“We are all neighbors”
Mauricio Mello set out to prove that no matter where we live or where we come from, we are all neighbors.
The 45-year-old recently felt compelled to do something more with this life, felt the need to serve others outside of himself and his family. After weeks of research, he decided to take a Global Village trip to the farthest and most different place he could imagine, some 7,000 miles from his home in Brazil. He would go to Alaska.
When his father heard the news, he asked if Mello was crazy. Why would he do that? Once Mello explained, his father changed his question. “Where do I sign up?” he asked with a grin. While Mello’s dad was ultimately unable to join him in Alaska, he eagerly awaits a second chance.
His father wasn’t the only one who initially questioned Mauricio’s decision to go to Alaska when there is so much need closer to his home. Mello asked himself the same question. How would traveling to Alaska make a difference in Brazil? He decided he would match the funds he raised for his trip using Habitat’s personal fundraising platform Share.Habitat — US$1,000 — and give that amount to Habitat Brazil.
After about 15 hours on a plane, Mello arrived at his destination. He had never seen snow. Below-zero temperatures and freezing winds were not conditions he had ever encountered, much less while doing manual labor.
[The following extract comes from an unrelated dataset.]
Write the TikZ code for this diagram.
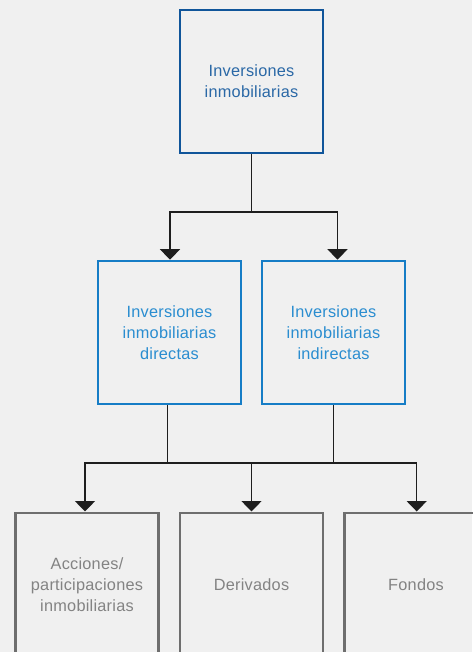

The environment was completely different from anything he was used to, he says, but a feeling of solidarity was a common thread that connected everyone. And that solidarity made everything easy.
Mello didn’t want to reduce his trip to just sharing his experience and a few pictures with those closest to him. He wanted to share what Habitat and the Global Village program are all about in order to help more people understand what they could do for others. On a blog named Somos Todos Vizinhos — “We are all neighbors” — he recorded every detail from his journey: the moment he decided to go, building houses in conditions so different from his native land, his experiences with volunteers and families, the moment he had to return home.
In the end, Mello confesses, his feelings about the whole experience are selfish. He is sure he received more than he gave. “In addition to the experience itself and the desire to help others and travel with a purpose,” he says, “I believe that this was also an intensely inner journey. But no matter where you are headed, or however long your journey, the destination is ultimately the same: home.”